OBJECTIVE:
Omit all images. Transcribe the rest of the material below exactly.

COLLECTED DATA:
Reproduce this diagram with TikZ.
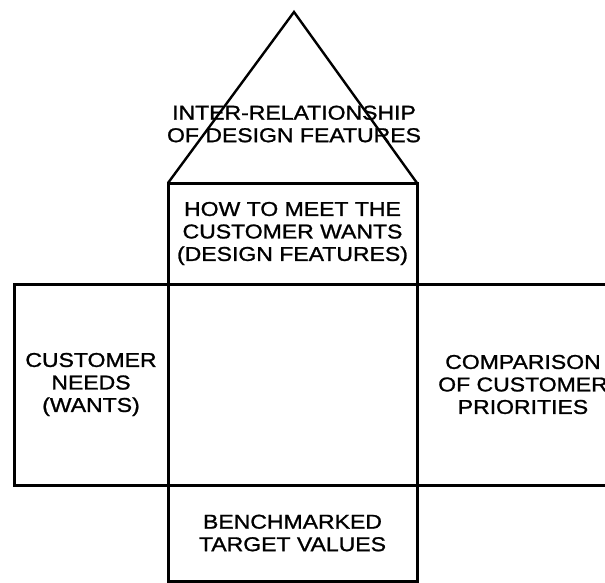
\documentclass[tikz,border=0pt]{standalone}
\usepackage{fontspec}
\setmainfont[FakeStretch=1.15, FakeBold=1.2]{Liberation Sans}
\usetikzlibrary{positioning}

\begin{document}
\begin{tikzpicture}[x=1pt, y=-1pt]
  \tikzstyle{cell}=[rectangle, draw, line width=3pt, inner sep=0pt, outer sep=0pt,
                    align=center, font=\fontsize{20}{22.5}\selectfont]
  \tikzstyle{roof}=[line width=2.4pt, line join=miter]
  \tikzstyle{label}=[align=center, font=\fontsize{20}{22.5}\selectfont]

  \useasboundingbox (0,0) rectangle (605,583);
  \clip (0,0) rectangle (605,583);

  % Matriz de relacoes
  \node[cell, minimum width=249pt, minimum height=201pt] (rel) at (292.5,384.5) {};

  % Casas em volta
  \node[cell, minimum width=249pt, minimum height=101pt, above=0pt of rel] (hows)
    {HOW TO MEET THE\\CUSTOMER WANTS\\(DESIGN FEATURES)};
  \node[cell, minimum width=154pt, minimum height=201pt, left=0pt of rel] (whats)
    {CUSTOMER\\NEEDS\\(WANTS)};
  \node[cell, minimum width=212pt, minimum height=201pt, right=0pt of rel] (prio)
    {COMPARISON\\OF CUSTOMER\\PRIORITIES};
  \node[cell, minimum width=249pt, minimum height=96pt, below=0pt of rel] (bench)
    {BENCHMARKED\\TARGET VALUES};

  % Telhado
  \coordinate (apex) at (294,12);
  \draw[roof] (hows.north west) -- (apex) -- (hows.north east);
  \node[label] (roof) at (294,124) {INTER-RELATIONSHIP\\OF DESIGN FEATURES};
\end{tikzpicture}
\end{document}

EXPECTED ANSWER:
Reproduce this diagram with TikZ.
\documentclass[tikz,border=0pt]{standalone}
\usepackage{fontspec}
\setmainfont[FakeStretch=1.15, FakeBold=1.2]{Liberation Sans}
\usetikzlibrary{positioning}

\begin{document}
\begin{tikzpicture}[x=1pt, y=-1pt]
  \tikzstyle{cell}=[rectangle, draw, line width=3pt, inner sep=0pt, outer sep=0pt,
                    align=center, font=\fontsize{20}{22.5}\selectfont]
  \tikzstyle{roof}=[line width=2.4pt, line join=miter]
  \tikzstyle{label}=[align=center, font=\fontsize{20}{22.5}\selectfont]

  \useasboundingbox (0,0) rectangle (605,583);
  \clip (0,0) rectangle (605,583);

  % Matriz de relacoes
  \node[cell, minimum width=249pt, minimum height=201pt] (rel) at (292.5,384.5) {};

  % Casas em volta
  \node[cell, minimum width=249pt, minimum height=101pt, above=0pt of rel] (hows)
    {HOW TO MEET THE\\CUSTOMER WANTS\\(DESIGN FEATURES)};
  \node[cell, minimum width=154pt, minimum height=201pt, left=0pt of rel] (whats)
    {CUSTOMER\\NEEDS\\(WANTS)};
  \node[cell, minimum width=212pt, minimum height=201pt, right=0pt of rel] (prio)
    {COMPARISON\\OF CUSTOMER\\PRIORITIES};
  \node[cell, minimum width=249pt, minimum height=96pt, below=0pt of rel] (bench)
    {BENCHMARKED\\TARGET VALUES};

  % Telhado
  \coordinate (apex) at (294,12);
  \draw[roof] (hows.north west) -- (apex) -- (hows.north east);
  \node[label] (roof) at (294,124) {INTER-RELATIONSHIP\\OF DESIGN FEATURES};
\end{tikzpicture}
\end{document}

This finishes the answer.